THE wages taken home by chief executives of FTSE-100 firms soared by almost one-third last year while the average worker saw their pay increase by just 2%, according to a new report.
Corporate heads saw their median wage – the figure midway between the highest and lowest wage – rise by 32% to £3.5 million. The earnings of the average worker grew at just half the rate of inflation over the same period, according to a survey by MM&K, a consultancy firm that examines pay strategies in companies, and Manifest, an agency that advises shareholders on how to vote in company meetings.
Increases in pay outstripped the growth of the Footsie itself, which grew by just 9% in 2010.
Workers have experienced the most severe pressure on earnings since the 1920s while FTSE-100 company chiefs draw wages that are up to 120 times larger than their staff.
In 1998, senior staff earned 45 times the average wage. While the median salary rise for the chief executives was also 2%, their wages were swelled by a 70% increase in bonuses and share option schemes.
The SNP said the public see the huge wages as “unpal-atable”, while Brendan Barber, general secretary of the TUC, said they now “bear little resemblance to economic reality”.
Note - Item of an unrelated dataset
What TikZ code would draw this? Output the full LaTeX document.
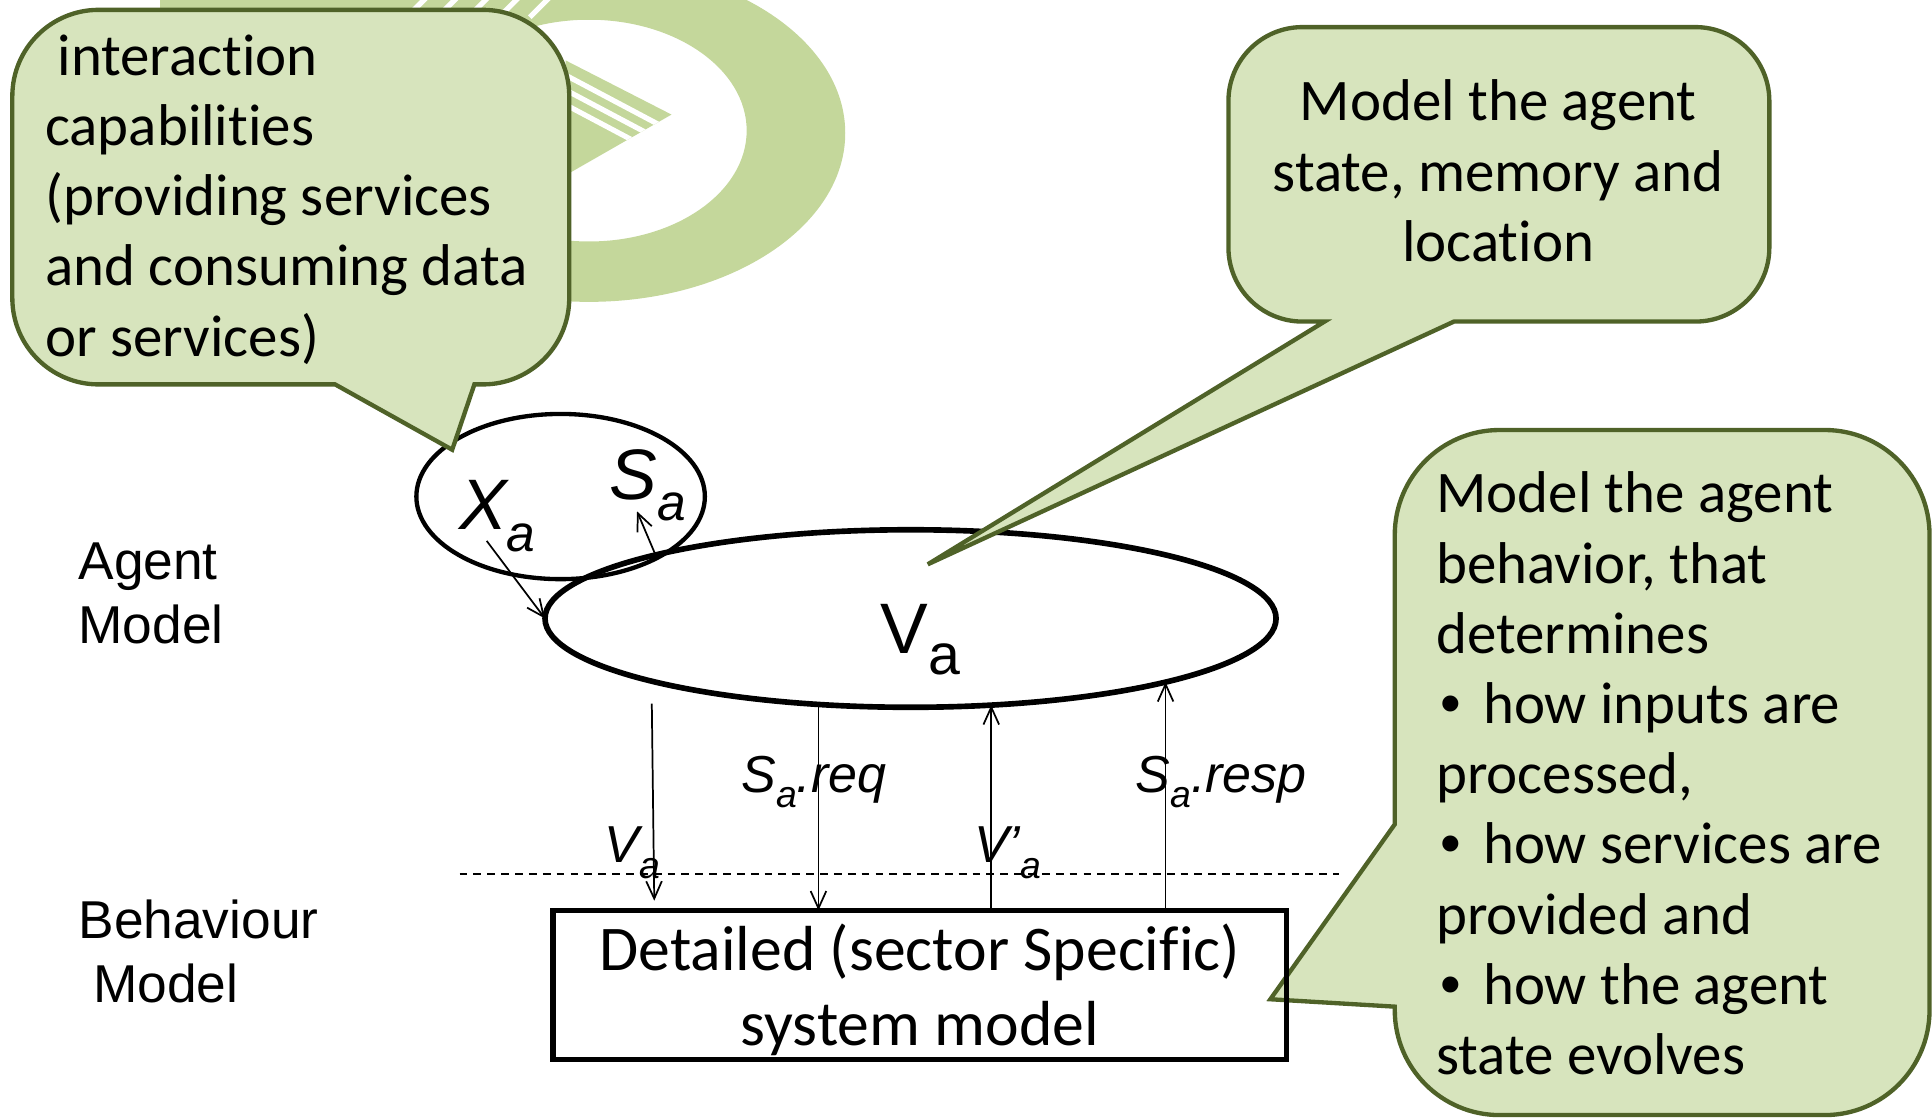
\documentclass[tikz,border=0pt]{standalone}
\usepackage{fontspec}
\usepackage{graphicx}
\setmainfont{Carlito}[Ligatures=NoCommon]
\newfontfamily\arialf{Liberation Sans}
\usetikzlibrary{arrows.meta,shapes.geometric}
\definecolor{callfill}{HTML}{D7E4BD}
\definecolor{calldraw}{HTML}{4F6228}
\definecolor{wmark}{HTML}{C4D79B}
\newcommand{\subA}[1][0.72]{\raisebox{-0.3em}{\scalebox{#1}{a}}}
\newcommand{\bul}{\makebox[0.38cm][l]{\hspace{0.03cm}{\arialf •}}}
\tikzset{
  callout/.style={fill=callfill, draw=calldraw, line width=1pt, line join=miter},
  calltext/.style={inner sep=0pt, font=\fontsize{13.6pt}{16.2pt}\selectfont},
  arr/.style={-{Straight Barb[length=4pt,width=3.6pt]}, line width=0.4pt},
  labtext/.style={inner sep=0pt, anchor=base west, font=\arialf\itshape\fontsize{12pt}{14pt}\selectfont},
  bigtext/.style={inner sep=0pt, anchor=base west, font=\arialf\itshape\fontsize{16.5pt}{18pt}\selectfont},
  sidetext/.style={inner sep=0pt, anchor=base west, align=left, font=\arialf\fontsize{12.3pt}{14.8pt}\selectfont},
  oval/.style={ellipse, draw, inner sep=0pt, outer sep=0pt},
  divider/.style={dash pattern=on 1.8pt off 1.4pt, line width=0.45pt},
}
\begin{document}
\begin{tikzpicture}[x=0.01cm,y=-0.01cm]
\useasboundingbox (0,0) rectangle (1568,907);
% watermark
\begin{scope}
\clip (0,0) rectangle (1568,907);
\fill[wmark, even odd rule] (478,108) ellipse [x radius=208, y radius=137] (478,106) ellipse [x radius=128, y radius=90];
\fill[wmark] (130,-5) rectangle (560,16);
\foreach \x in {330,355,380,405,430} \draw[white, line width=1.2pt] (\x,14) -- (\x+16,-2);
\begin{scope}
\clip (459,49) -- (545,93) -- (463,140) -- cycle;
\fill[wmark] (440,40) rectangle (560,150);
\draw[white, line width=1.2pt] (459,61) -- (559,114);
\draw[white, line width=1.2pt] (459,73) -- (559,126);
\draw[white, line width=1.2pt] (459,85) -- (559,138);
\end{scope}
\end{scope}
% agent model shapes
\node[oval, line width=1pt, minimum width=2.34cm, minimum height=1.34cm] (XS) at (455,403) {};
\node[oval, line width=1.3pt, minimum width=5.93cm, minimum height=1.44cm] (Va) at (739,502) {};
\node[bigtext] (xa) at (372,430) {X\subA};
\node[bigtext] (sa) at (494,405) {S\subA};
\node[inner sep=0pt, anchor=base west, font=\arialf\fontsize{16.5pt}{18pt}\selectfont] (va) at (714,530) {V\subA[0.8]};
% side labels (base anchor = last line)
\node[sidetext] (am) at (63,522) {Agent\\Model};
\node[sidetext] (bm) at (63,814) {Behaviour\\\hspace*{0.12cm}Model};
% arrows
\coordinate (a1s) at (395,439);
\draw[arr] (a1s) -- (Va.west);
\coordinate (a2e) at (517,415);
\draw[arr] (Va.166) -- (a2e);
\coordinate (a3s) at (529,571);
\coordinate (a3e) at (531,731);
\draw[arr] (a3s) -- (a3e);
% divider
\coordinate (dl) at (373,709);
\coordinate (dr) at (1087,709);
\draw[divider] (dl) -- (dr);
% labels
\node[labtext] (lreq) at (601,643) {S\subA.req};
\node[labtext] (lresp) at (921,643) {S\subA.resp};
\node[labtext] (lv) at (490,700) {V\subA};
\node[labtext] (lvp) at (790,700) {V’\subA};
% callouts
\draw[callout] (367,365) -- (385,312) [rounded corners=0.7cm] -- (462,312) -- (462,8) -- (10,8) -- (10,312) [sharp corners] -- (272,312) -- cycle;
\draw[callout] (753,458) -- (1180,261) [rounded corners=0.6cm] -- (1436,261) -- (1436,22) -- (997,22) -- (997,261) [sharp corners] -- (1075,261) -- cycle;
\draw[callout] (1031,811) -- (1132,817) [rounded corners=0.85cm] -- (1132,905) -- (1566,905) -- (1566,349) -- (1132,349) [sharp corners] -- (1132,669) -- cycle;
\node[calltext, anchor=base west, align=left] (t1) at (36,289) {\hspace*{0.1cm}interaction\\capabilities\\(providing services\\and consuming data\\or services)};
\node[calltext, anchor=base, align=center] (t2) at (1216,212) {Model the agent\\state, memory and\\location};
\node[calltext, anchor=base west, align=left] (t3) at (1165,872) {Model the agent\\behavior, that\\determines\\\bul how inputs are\\processed,\\\bul how services are\\provided and\\\bul how the agent\\state evolves};
% behaviour box
\node[draw, line width=1.3pt, minimum width=5.95cm, minimum height=1.21cm, inner sep=0pt, outer sep=0pt] (box) at (746.5,799.5) {};
\node[inner sep=0pt, align=center, font=\fontsize{14.7pt}{17.4pt}\selectfont] (boxtext) at (746.5,803.5) {Detailed (sector Specific)\\system model};
\draw[arr] (Va.223) -- (box.north -| Va.223);
\draw[arr] (box.north -| Va.313) -- (Va.313);
\draw[arr] (box.north -| Va.346) -- (Va.346);
\end{tikzpicture}
\end{document}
Stewart Hosie MP, SNP Treasury spokesman, said: “Chief executives of FTSE-100 com-panies are appearing slow to recognise how unpalatable people find the level of bonuses made to senior executives. They have to realise how toxic this issue is in the real world.
“I have already said that as we see many people concerned about job security or struggling to balance household budgets, chief executives should not be considering a bonus bonanza.
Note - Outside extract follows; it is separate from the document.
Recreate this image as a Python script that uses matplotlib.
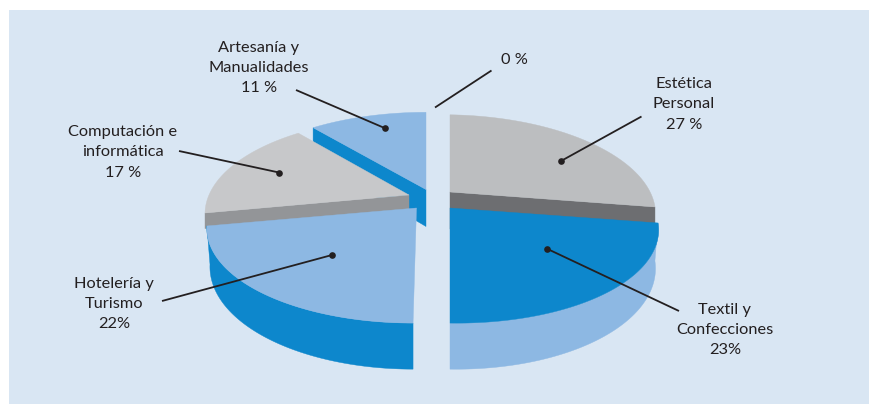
import numpy as np
import matplotlib
matplotlib.use('Agg')
import matplotlib.pyplot as plt
from matplotlib.patches import Polygon, Rectangle

plt.rcParams['font.family'] = ['Lato', 'DejaVu Sans']

categories = ['Estética\nPersonal', 'Textil y\nConfecciones', 'Hotelería y\nTurismo',
              'Computación e\ninformática', 'Artesanía y\nManualidades', '']
values = [27, 23, 22, 17, 11, 0]
value_labels = ['27 %', '23%', '22%', '17 %', '11 %', '0 %']

top_colors = ['#bcbec0', '#0d87cc', '#8db8e3', '#c7c8ca', '#8db8e3', 'none']
side_colors = ['#6d6e71', '#8db8e3', '#0d87cc', '#939598', '#0d87cc', 'none']

# where each exploded slice sits, in pixels of the 869x404 picture
apex = [(450, 192), (450, 208), (416.5, 208), (409, 195), (426, 189.5), (430, 190)]
rx = [201.5, 204.5, 205, 200, 204, 200]
lean = [0, 0, 0.03, 0, 0, 0]
tilt = [0.015, 0.015, 0, 0, 0, 0]
cut_depth = [37, 37, 37, 15, 37, 0]
draw_order = [4, 0, 3, 1, 2]

label_xy = [(684, 104.5), (725, 330), (114, 304), (123, 152.5), (259, 68), (514, 60)]
line_from = [(641.5, 116.5), (679, 311), (162, 301), (179, 151), (296, 90), (491.5, 70.5)]
line_to = [(561, 161), (546.5, 248.5), (332, 255), (279, 172.5), (384.5, 128), (435, 107.5)]

RY = 92.4
K = 0.197
DEPTH = 37


def project(i, theta, depth=0.0, xscale=1.0):
    # simple perspective: far side of the disc is squashed, near side stretched
    s = 1 + K * np.cos(theta)
    dx = rx[i] * np.sin(theta) / s
    dy = -RY * np.cos(theta) / s
    x = apex[i][0] + dx * xscale + lean[i] * -dy
    y = apex[i][1] + dy + np.where(dx > 0, tilt[i] * dx, 0) + depth / s
    return x, y


fig = plt.figure(figsize=(8.69, 4.04), dpi=100)
ax = fig.add_axes([0, 0, 1, 1])
ax.set_xlim(0, 869)
ax.set_ylim(404, 0)
ax.axis('off')
ax.add_patch(Rectangle((9, 10), 860, 394, color='#d9e6f3', lw=0, zorder=0))

edges = np.cumsum([0] + values) / sum(values) * 2 * np.pi

z = 1
for i in draw_order:
    t = np.linspace(edges[i], edges[i + 1], 120)
    x, y = project(i, t)
    ax_x, ax_y = apex[i]

    # cut face that looks towards the viewer
    if i in (0, 3, 4):
        e = edges[i + 1] if i == 0 else edges[i]
        ex, ey = project(i, e)
        ex2, ey2 = project(i, e, cut_depth[i])
        face = [(ax_x, ax_y), (ex, ey), (ex2, ey2), (ax_x, ax_y + cut_depth[i])]
        ax.add_patch(Polygon(face, fc=side_colors[i], ec=side_colors[i], lw=0.3, zorder=z))
        z += 1

    # outer wall, only the front slices show it
    if i in (1, 2):
        bx, by = project(i, t, DEPTH, 0.985)
        wall = np.column_stack([np.r_[x, bx[::-1]], np.r_[y, by[::-1]]])
        ax.add_patch(Polygon(wall, fc=side_colors[i], ec=side_colors[i], lw=0.3, zorder=z))
        z += 1

    top = np.column_stack([np.r_[ax_x, x], np.r_[ax_y, y]])
    ax.add_patch(Polygon(top, fc=top_colors[i], ec=top_colors[i], lw=0.3, zorder=z))
    z += 1

for i in range(len(values)):
    ax.plot([line_from[i][0], line_to[i][0]], [line_from[i][1], line_to[i][1]],
            color='#231f20', lw=1.3, solid_capstyle='butt', zorder=50)
    if values[i] > 0:
        ax.plot(*line_to[i], 'o', color='#231f20', ms=4.8, mew=0, zorder=51)
    txt = value_labels[i] if categories[i] == '' else categories[i] + '\n' + value_labels[i]
    ax.text(label_xy[i][0], label_xy[i][1], txt, ha='center', va='center', ma='center',
            fontsize=11.8, color='#231f20', linespacing=1.55, zorder=60)

fig.savefig('out.png', dpi=100)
“I have suggested to the UK Government that bonuses, where and if they must be paid, should be issued in shares and, therefore, be locked into the longer-term performance of the businesses.”
The report also found the committees set up to decide pay and bonuses for senior workers were struggling to stay independent from chief executives.
Sarah Wilson, chief executive of Manifest, said: “There is a level of frustration that remuneration committees are developing a ‘tin ear’ and don’t see high levels of voting dissent as something to be concerned about.”
A number of banks have faced shareholder rebellions over the wages of their bosses.
Standard Life, the Scottish insurer, recently defended its decision to increase directors’ pay by 35% last year.
Chairman Gerry Grimstone insisted the huge wages were necessary to attract the best talent to Edinburgh.
However, some shareholders disagreed, with 11.5% of them voting against approving of the directors’ remuneration report for 2010 at an annual meeting earlier this month.
One-fifth of shareholders voted against HSBC’s remuneration plans for senior staff at its annual meeting last week.